> [Work required]
Quote the data exactly, first line to the line containing "plt.rcParams['font.family'] = ['Liberation", with no pictures.
++++++++++++++++++++
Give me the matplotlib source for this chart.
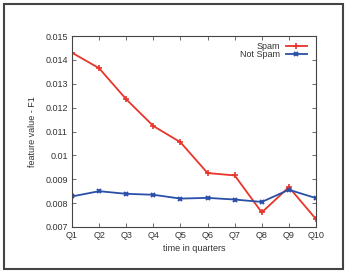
import matplotlib
matplotlib.use("Agg")
import matplotlib.pyplot as plt
from matplotlib.patches import Rectangle

quarters = ["Q1", "Q2", "Q3", "Q4", "Q5", "Q6", "Q7", "Q8", "Q9", "Q10"]
spam = [0.0143, 0.01365, 0.01235, 0.01123, 0.01055, 0.00926, 0.00916, 0.00761, 0.00867, 0.00733]
not_spam = [0.00828, 0.0085, 0.00839, 0.00835, 0.00819, 0.00822, 0.00815, 0.00805, 0.00856, 0.00821]
yticks = [0.007, 0.008, 0.009, 0.01, 0.011, 0.012, 0.013, 0.014, 0.015]
ytick_labels = ["0.007", "0.008", "0.009", "0.01", "0.011", "0.012", "0.013", "0.014", "0.015"]

plt.rcParams['font.family'] = ['Liberation Sans', 'DejaVu Sans']

fig = plt.figure(figsize=(3.54, 2.72), dpi=100)
fig.patches.append(Rectangle((4/354, 3/272), 339/354, 265/272, transform=fig.transFigure,
                             fill=False, edgecolor='#444444', linewidth=1.5))
ax = fig.add_axes([72/354, 45/272, 244/354, 191/272])

x = list(range(len(quarters)))
ax.plot(x, spam, color='#e8352a', marker='+', markersize=4, markeredgewidth=1.2, linewidth=1.3, label='Spam')
ax.plot(x, not_spam, color='#2a4fa8', marker='x', markersize=3.5, markeredgewidth=1.4, linewidth=1.3, label='Not Spam')

ax.set_xlim(0, len(quarters) - 1)
ax.set_ylim(0.007, 0.015)
ax.set_xticks(x)
ax.set_xticklabels(quarters, fontsize=6.5, color='#333333')
ax.set_yticks(yticks)
ax.set_yticklabels(ytick_labels, fontsize=6.5, color='#333333')
ax.tick_params(direction='in', top=True, right=True, length=3, width=0.6, color='#555555', pad=3)
for s in ax.spines.values():
    s.set_linewidth(0.8)
    s.set_color('#444444')

ax.set_xlabel("time in quarters", fontsize=6.5, color='#333333', labelpad=3)
ax.set_ylabel("feature value - F1", fontsize=6.5, color='#333333', labelpad=6)

leg = ax.legend(loc='upper right', frameon=False, markerfirst=False, fontsize=6.5,
                handlelength=2.4, handletextpad=0.6, labelspacing=-0.15,
                borderaxespad=0.3, bbox_to_anchor=(0.99, 1.0))
for t in leg.get_texts():
    t.set_color('#333333')

fig.savefig("out.png", dpi=100)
++++++++++++++++++++
> [Answer to this problem]
Give me the matplotlib source for this chart.
import matplotlib
matplotlib.use("Agg")
import matplotlib.pyplot as plt
from matplotlib.patches import Rectangle

quarters = ["Q1", "Q2", "Q3", "Q4", "Q5", "Q6", "Q7", "Q8", "Q9", "Q10"]
spam = [0.0143, 0.01365, 0.01235, 0.01123, 0.01055, 0.00926, 0.00916, 0.00761, 0.00867, 0.00733]
not_spam = [0.00828, 0.0085, 0.00839, 0.00835, 0.00819, 0.00822, 0.00815, 0.00805, 0.00856, 0.00821]
yticks = [0.007, 0.008, 0.009, 0.01, 0.011, 0.012, 0.013, 0.014, 0.015]
ytick_labels = ["0.007", "0.008", "0.009", "0.01", "0.011", "0.012", "0.013", "0.014", "0.015"]

plt.rcParams['font.family'] = ['Liberation Sans', 'DejaVu Sans']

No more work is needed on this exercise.